Search code examples
luamachine-learningtorchconv-neural-network

torch7: Error in fine-tuning a CNN


I am trying to fine-tune a pre-trained OverFeat conv-net (CNN) on a dataset of images of multi-class faces. My training-testing lua script is based on the tutorial given here.

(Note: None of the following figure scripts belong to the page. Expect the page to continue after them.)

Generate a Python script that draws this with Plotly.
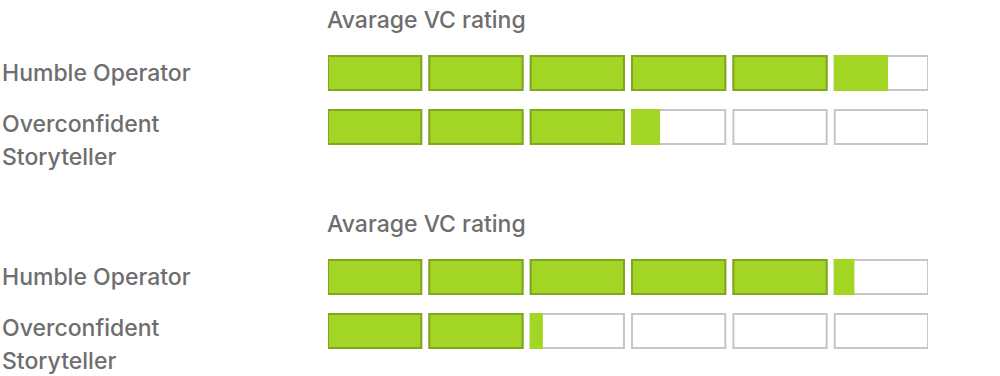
import plotly.graph_objects as go

# ---- data ----
chart_titles = ["Avarage VC rating", "Avarage VC rating"]
categories = ["Humble Operator", "Overconfident Storyteller"]
chart1_values = [5.56, 3.29]
chart2_values = [5.20, 2.12]
max_rating = 6

FILL = "#A3D624"
FILL_EDGE = "#7FA61C"
EMPTY_EDGE = "#C6C6C6"
TEXT = "#6E6E6E"
FONT = "Inter"
FSIZE = 23
BOX = 0.92  # fraction of one rating step occupied by a box

fig = go.Figure()

charts = [chart1_values, chart2_values]
yaxes = ["y", "y2"]
domains = [[0.5904, 0.8777], [0.0479, 0.3351]]

for ci, (vals, ya) in enumerate(zip(charts, yaxes)):
    for ri, cat in enumerate(categories):
        # empty boxes
        fig.add_trace(go.Bar(
            orientation="h", y=[cat] * max_rating, x=[BOX] * max_rating,
            base=list(range(max_rating)), width=0.63,
            marker=dict(color="white", line=dict(color=EMPTY_EDGE, width=2)),
            yaxis=ya, xaxis="x" if ci == 0 else "x2", showlegend=False, hoverinfo="skip"))
        # filled parts
        v = vals[ri]
        fx, fb, fl = [], [], []
        for i in range(max_rating):
            f = min(max(v - i, 0), 1)
            if f > 0:
                fx.append(f * BOX)
                fb.append(i)
                fl.append(FILL_EDGE if f >= 1 else FILL)
        fig.add_trace(go.Bar(
            orientation="h", y=[cat] * len(fx), x=fx, base=fb, width=0.63,
            marker=dict(color=FILL, line=dict(color=fl, width=2)),
            yaxis=ya, xaxis="x" if ci == 0 else "x2", showlegend=False, hoverinfo="skip"))

font = dict(family=FONT, size=FSIZE, color=TEXT, weight=500)
annotations = []
title_y = [0.947, 0.4045]
for ci, ya in enumerate(yaxes):
    xr = "x" if ci == 0 else "x2"
    annotations.append(dict(text=chart_titles[ci], xref=xr, x=0, xanchor="left", xshift=-3,
                            yref="paper", y=title_y[ci], yanchor="middle", showarrow=False,
                            font=font))
    annotations.append(dict(text=categories[0], xref="paper", x=0.0, xanchor="left",
                            yref=ya, y=categories[0], yanchor="middle", showarrow=False,
                            font=font))
    words = categories[1].split(" ")
    for wi, (w, sh) in enumerate(zip(words, [3, -30])):
        annotations.append(dict(text=w, xref="paper", x=0.0, xanchor="left",
                                yref=ya, y=categories[1], yanchor="middle", yshift=sh,
                                showarrow=False, font=font))

axis_common = dict(showgrid=False, zeroline=False, showticklabels=False, showline=False, ticks="")
fig.update_layout(
    width=1000, height=376, margin=dict(l=0, r=0, t=0, b=0),
    paper_bgcolor="white", plot_bgcolor="white", barmode="overlay",
    hovermode=False,
    xaxis=dict(domain=[0.328, 0.928], range=[0, max_rating - 1 + BOX], anchor="y", **axis_common),
    xaxis2=dict(domain=[0.328, 0.928], range=[0, max_rating - 1 + BOX], anchor="y2", **axis_common),
    yaxis=dict(domain=domains[0], range=[1.5, -0.5], type="category",
               categoryarray=categories, anchor="x", **axis_common),
    yaxis2=dict(domain=domains[1], range=[1.5, -0.5], type="category",
                categoryarray=categories, anchor="x2", **axis_common),
    annotations=annotations,
)

fig.write_html("out.html", config={"displayModeBar": False},
               post_script="document.body.style.margin='0';")
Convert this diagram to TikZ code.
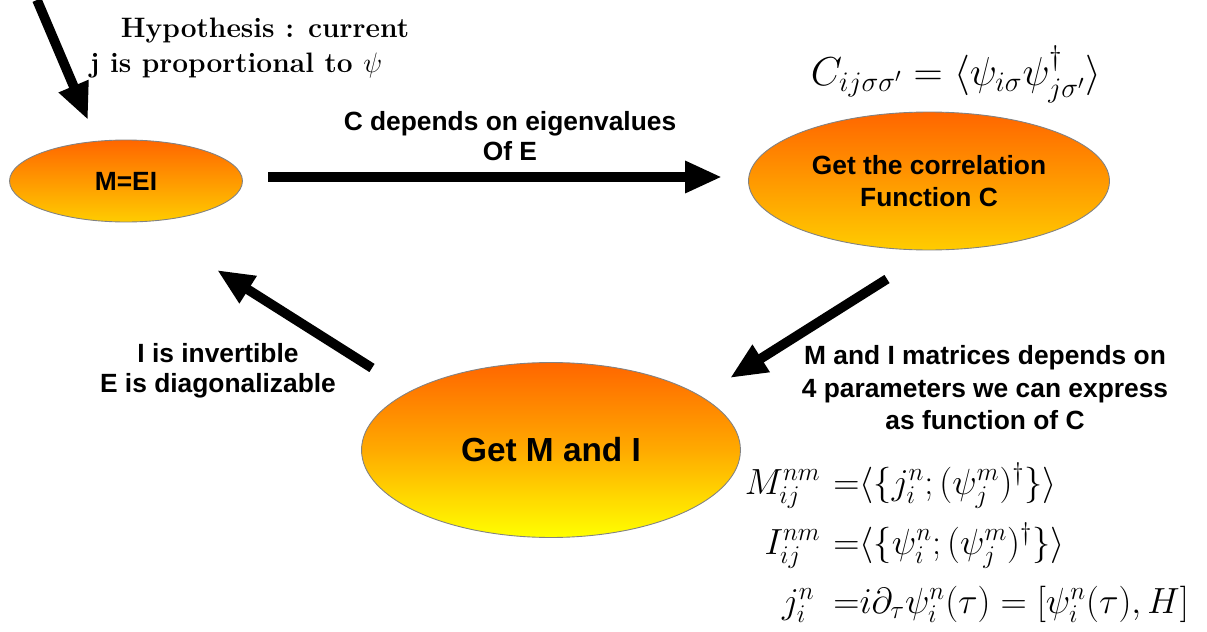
\RequirePackage{fix-cm}
\documentclass[tikz,border=0pt]{standalone}
\usepackage{amsmath}
\usepackage{fontspec}
\setsansfont{Liberation Sans}
\usetikzlibrary{shapes.geometric,arrows.meta}
\definecolor{otop}{RGB}{255,102,0}
\definecolor{gbot}{RGB}{255,204,0}
\definecolor{ybot}{RGB}{255,255,0}
\definecolor{rim}{RGB}{130,130,130}
\tikzset{
  ellbox/.style={ellipse, draw=rim, line width=0.5pt, inner sep=0pt, align=center,
    font=\sffamily\bfseries\fontsize{15}{18}\selectfont, top color=otop, bottom color=gbot},
  bigell/.style={ellbox, bottom color=ybot, middle color={rgb,255:red,255;green,170;blue,0},
    font=\sffamily\bfseries\fontsize{19}{22}\selectfont},
  lbl/.style={align=center, inner sep=0pt, font=\sffamily\bfseries\fontsize{15}{17.5}\selectfont},
  serif/.style={inner sep=0pt, font=\rmfamily\bfseries\fontsize{16}{20}\selectfont},
  eq/.style={inner sep=0pt, font=\fontsize{20.7}{24}\selectfont},
  bigeq/.style={inner sep=0pt, font=\fontsize{23}{27}\selectfont},
  fatarrow/.style={line width=5.5pt, -{Triangle[length=21pt,width=17pt]}}
}
\begin{document}
\begin{tikzpicture}[x=0.02cm,y=-0.02cm]
\useasboundingbox (0,0) rectangle (1207,632);
% ellipses
\node[ellbox, minimum width=4.66cm, minimum height=1.64cm] (mei) at (126,181) {M=EI};
\node[ellbox, minimum width=7.22cm, minimum height=2.76cm] (corr) at (929,181) {Get the correlation\\Function C};
\node[bigell, minimum width=7.58cm, minimum height=3.5cm] (getmi) at (551,450) {Get M and I};
% arrow end points
\coordinate (h0) at (37,0);
\coordinate (h1) at (88,120);
\coordinate (a0) at (268,177);
\coordinate (a1) at (722,177);
\coordinate (b0) at (887,279);
\coordinate (b1) at (730,378);
\coordinate (c0) at (372,368);
\coordinate (c1) at (217,270);
\draw[fatarrow] (h0) -- (h1);
\draw[fatarrow] (a0) -- (a1);
\draw[fatarrow] (b0) -- (b1);
\draw[fatarrow] (c0) -- (c1);
% texts
\node[serif, anchor=base] (hyp1) at (265,37) {Hypothesis : current};
\node[serif, anchor=base] (hyp2) at (236,72) {j is proportional to $\psi$};
\node[lbl, anchor=base] (dep1) at (510,130) {C depends on eigenvalues};
\node[lbl, anchor=base] (dep2) at (510,160) {Of E};
\node[bigeq, anchor=base] (ceq) at (956,85) {$C_{ij\sigma\sigma'}=\langle\psi_{i\sigma}\psi^\dagger_{j\sigma'}\rangle$};
\node[lbl, anchor=base] (inv1) at (218,362) {I is invertible};
\node[lbl, anchor=base] (inv2) at (218,392) {E is diagonalizable};
\node[lbl, anchor=base] (mat1) at (985,364) {M and I matrices depends on};
\node[lbl, anchor=base] (mat2) at (985,397) {4 parameters we can express};
\node[lbl, anchor=base] (mat3) at (985,429) {as function of C};
% equations
\node[eq, anchor=base east] (mL) at (821,494) {$M^{nm}_{ij}$};
\node[eq, anchor=base west] (mR) at (833,494) {${=}\langle\{j^n_i;(\psi^m_j)^\dagger\}\rangle$};
\node[eq, anchor=base east] (iL) at (821,554) {$I^{nm}_{ij}$};
\node[eq, anchor=base west] (iR) at (833,554) {${=}\langle\{\psi^n_i;(\psi^m_j)^\dagger\}\rangle$};
\node[eq, anchor=base east] (jL) at (815,613) {$j^n_i$};
\node[eq, anchor=base west] (jR) at (833,613) {${=}i\partial_\tau\psi^n_i(\tau)=[\psi^n_i(\tau),H]$};
\end{tikzpicture}
\end{document}
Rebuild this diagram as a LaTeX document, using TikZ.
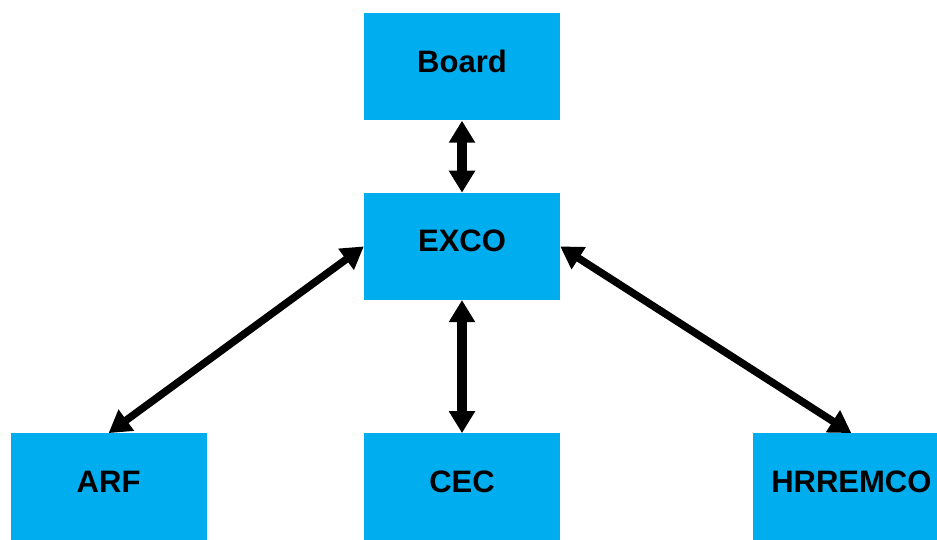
\documentclass[tikz,border=0pt]{standalone}
\usepackage{fontspec}
\setmainfont{Liberation Sans}
\usetikzlibrary{positioning,arrows.meta}
\definecolor{boxblue}{HTML}{00AEEF}

\begin{document}
\begin{tikzpicture}[node distance=72pt, box/.style={fill=boxblue,minimum width=196pt,minimum height=107pt,align=center,text height=23pt,text depth=12pt,font=\fontsize{31}{36}\selectfont\bfseries}, arr/.style={{Triangle[length=22pt,width=25pt]}-{Triangle[length=22pt,width=25pt]},line width=7.5pt}]
\useasboundingbox (0,0) rectangle (937pt,-540pt);
\clip (0,0) rectangle (937pt,-540pt);
\node[box] (board) at (462pt,-67pt) {Board};
\node[box,below=of board] (exco) {EXCO};
\node[box,below=133pt of exco] (cec) {CEC};
\node[box,left=157pt of cec] (arf) {ARF};
\node[box,right=193pt of cec] (hrremco) {HRREMCO};
\draw[arr,line width=10pt] (board) -- (exco);
\draw[arr,line width=10pt] (exco) -- (cec);
\draw[arr] (exco.west) -- (arf.north);
\draw[arr] (exco.east) -- (hrremco.north);
\end{tikzpicture}
\end{document}
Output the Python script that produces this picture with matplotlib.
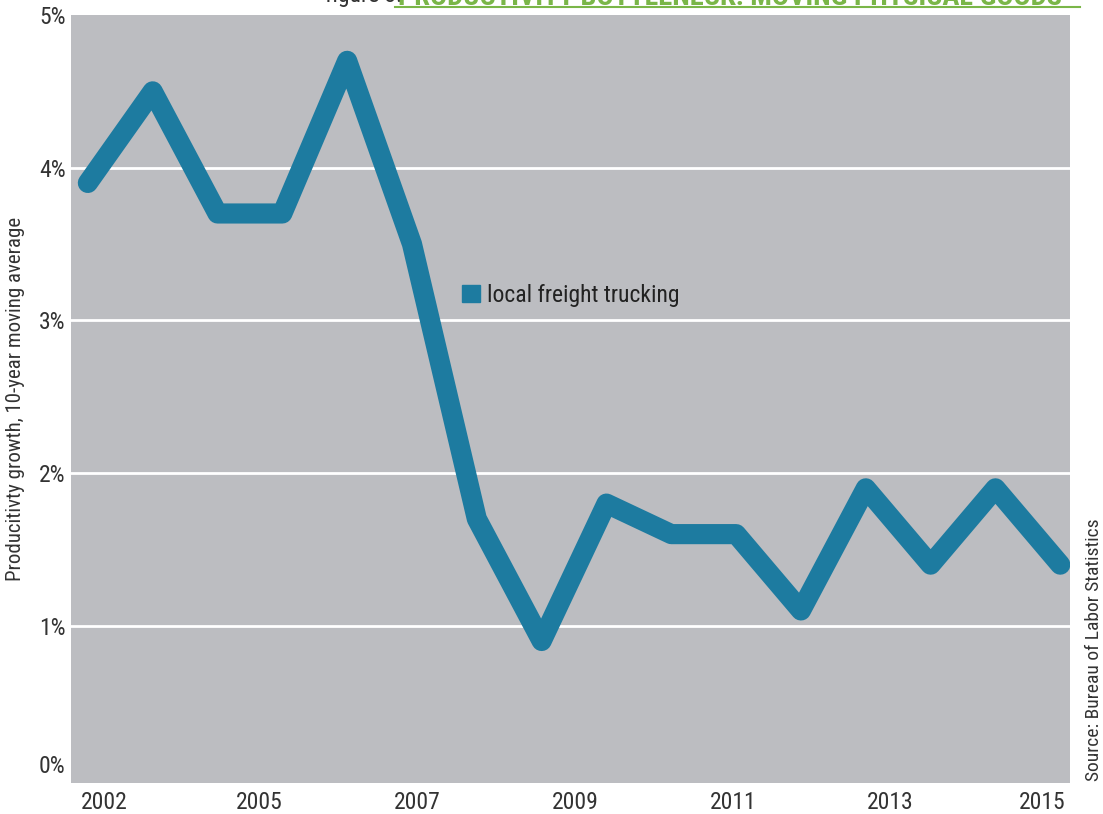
import matplotlib.pyplot as plt
from matplotlib.patches import Patch
from matplotlib import font_manager

# dados (crescimento da produtividade, média móvel de 10 anos)
values = [3.9, 4.5, 3.7, 3.7, 4.7, 3.5, 1.7, 0.9, 1.8, 1.6, 1.6, 1.1, 1.9, 1.4, 1.9, 1.4]
year_labels = ["2002", "2005", "2007", "2009", "2011", "2013", "2015"]
year_pos = [0.25, 2.64, 5.08, 7.52, 9.95, 12.38, 14.72]
y_ticks = [0, 1, 2, 3, 4, 5]
y_labels = ["0%", "1%", "2%", "3%", "4%", "5%"]
grid_levels = [1, 2, 3, 4]

names = {f.name for f in font_manager.fontManager.ttflist}
cond = [n for n in ["Liberation Sans Narrow", "DejaVu Sans Condensed", "Roboto Condensed",
                    "Open Sans Condensed"] if n in names]
plt.rcParams['font.family'] = cond + ['DejaVu Sans']
plt.rcParams['font.stretch'] = 'condensed'

fig = plt.figure(figsize=(11.03, 8.14), dpi=100)
ax = fig.add_axes([71 / 1103, 1 - 783 / 814, (1070 - 71) / 1103, (783 - 15) / 814])
ax.set_facecolor("#bcbdc1")

for g in grid_levels:
    ax.axhline(g, color="white", linewidth=2, zorder=1)

x = list(range(len(values)))
ax.plot(x, values, color="#1d7ba0", linewidth=14.5,
        solid_joinstyle="round", solid_capstyle="round", zorder=3)

ax.set_xlim(-0.26, 15.15)
ax.set_ylim(-0.03, 5)
ax.set_yticks(y_ticks)
ax.set_yticklabels(y_labels)
ax.set_xticks(year_pos)
ax.set_xticklabels(year_labels)
ax.tick_params(axis="both", length=0, labelsize=17, colors="#333333")
ax.tick_params(axis="y", pad=4)
ax.tick_params(axis="x", pad=6)
# o rótulo 0% fica um pouco acima da base no original
ax.get_yticklabels()[0].set_verticalalignment("bottom")
for s in ax.spines.values():
    s.set_visible(False)

ax.set_ylabel("Producitivty growth, 10-year moving average", fontsize=15,
              color="#333333", labelpad=10)

ax.legend(handles=[Patch(color="#1d7ba0", label="local freight trucking")],
          loc="center left", bbox_to_anchor=(0.37, 0.635), frameon=False,
          fontsize=17, handlelength=0.75, handleheight=0.75, handletextpad=0.3,
          labelcolor="#222222")

fig.text(0.992, 0.04, "Source: Bureau of Labor Statistics", rotation=90,
         fontsize=14, color="#333333", ha="center", va="bottom")

# título cortado no topo
fig.text(325 / 1103, 1.006, "figure 3:", fontsize=17, color="#333333",
         ha="left", va="center")
fig.text(398 / 1103, 1.003, "PRODUCTIVITY BOTTLENECK: MOVING PHYSICAL GOODS",
         fontsize=20.5, fontweight="bold", color="#7ab648", ha="left", va="center")
fig.add_artist(plt.Line2D([395 / 1103, 1080 / 1103], [1 - 7 / 814, 1 - 7 / 814],
                          color="#7ab648", linewidth=1.5))

plt.savefig("out.png", dpi=100)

I first created a script and tried to test my script by training-testing on a subset of the ImageNet dataset. After resolving some issues, it was working as expected without any errors. But, then I made slight changes to the script, like adding few layers in the neural net, changing the input files and labels, to adapt it to the new dataset. My updated model to be fine-tuned is as follows:

   net:add(SpatialConvolution(3, 96, 7, 7, 2, 2))
   net:add(nn.ReLU(true))
   net:add(SpatialMaxPooling(3, 3, 3, 3))
   net:add(SpatialConvolutionMM(96, 256, 7, 7, 1, 1))
   net:add(nn.ReLU(true))
   net:add(SpatialMaxPooling(2, 2, 2, 2))
   net:add(SpatialConvolutionMM(256, 512, 3, 3, 1, 1, 1, 1))
   net:add(nn.ReLU(true))
   net:add(SpatialConvolutionMM(512, 512, 3, 3, 1, 1, 1, 1))
   net:add(nn.ReLU(true))
   net:add(SpatialConvolutionMM(512, 1024, 3, 3, 1, 1, 1, 1))
   net:add(nn.ReLU(true))
   net:add(SpatialConvolutionMM(1024, 1024, 3, 3, 1, 1, 1, 1))
   net:add(nn.ReLU(true))
   net:add(SpatialMaxPooling(3, 3, 3, 3))
   net:add(SpatialConvolutionMM(1024, 4096, 5, 5, 1, 1))
   net:add(nn.ReLU(true))
   net:add(SpatialConvolutionMM(4096, 4096, 1, 1, 1, 1))
   net:add(nn.ReLU(true))
   net:add(SpatialConvolutionMM(4096, 1000, 1, 1, 1, 1))
   -- net:add(nn.View(1000))
   net:add(nn.ReLU(true))
   net:add(SpatialConvolutionMM(1000, 530, 1, 1, 1, 1))
   net:add(nn.View(530))
   net:add(nn.SoftMax())

I am using nn.ClassNLLCriterion() to train my network. But upon training, I am facing the following error:

==> online epoch # 1 [batchSize = 8]    
/home/adarshc/torch/install/bin/luajit: ...shc/torch/install/share/lua/5.1/nn/ClassNLLCriterion.lua:38: attempt to call method 'type' (a nil value)
stack traceback:
    ...shc/torch/install/share/lua/5.1/nn/ClassNLLCriterion.lua:38: in function 'forward'
    final_2.lua:486: in function 'opfunc'
    /home/adarshc/torch/install/share/lua/5.1/optim/sgd.lua:43: in function 'optimMethod'
    final_2.lua:509: in function 'train'
    final_2.lua:613: in main chunk
    [C]: in function 'dofile'
    ...rshc/torch/install/lib/luarocks/rocks/trepl/scm-1/bin/th:131: in main chunk
    [C]: at 0x00406670

I am unable to resolve it as I'm finding this error non-informative, and thus, difficult to trace and debug. Can someone please help me resolve this issue?

Thanks in advance.


Solution

  • Here when you do a forward on your criterion the second argument (= target) has not the right type, hence this error.

    Since you apparently work with mini-batches you are supposed to pass a 1D torch long tensor of size N = mini-batch size (in non batch mode it could be a number or a single element 1D long tensor).

    Note: at training time, right before the nn.ClassNLLCriterion, you should use a nn.LogSoftMax() and not a nn.SoftMax() layer. As an alternative there is a built-in layer that combines both: nn.CrossEntropyCriterion.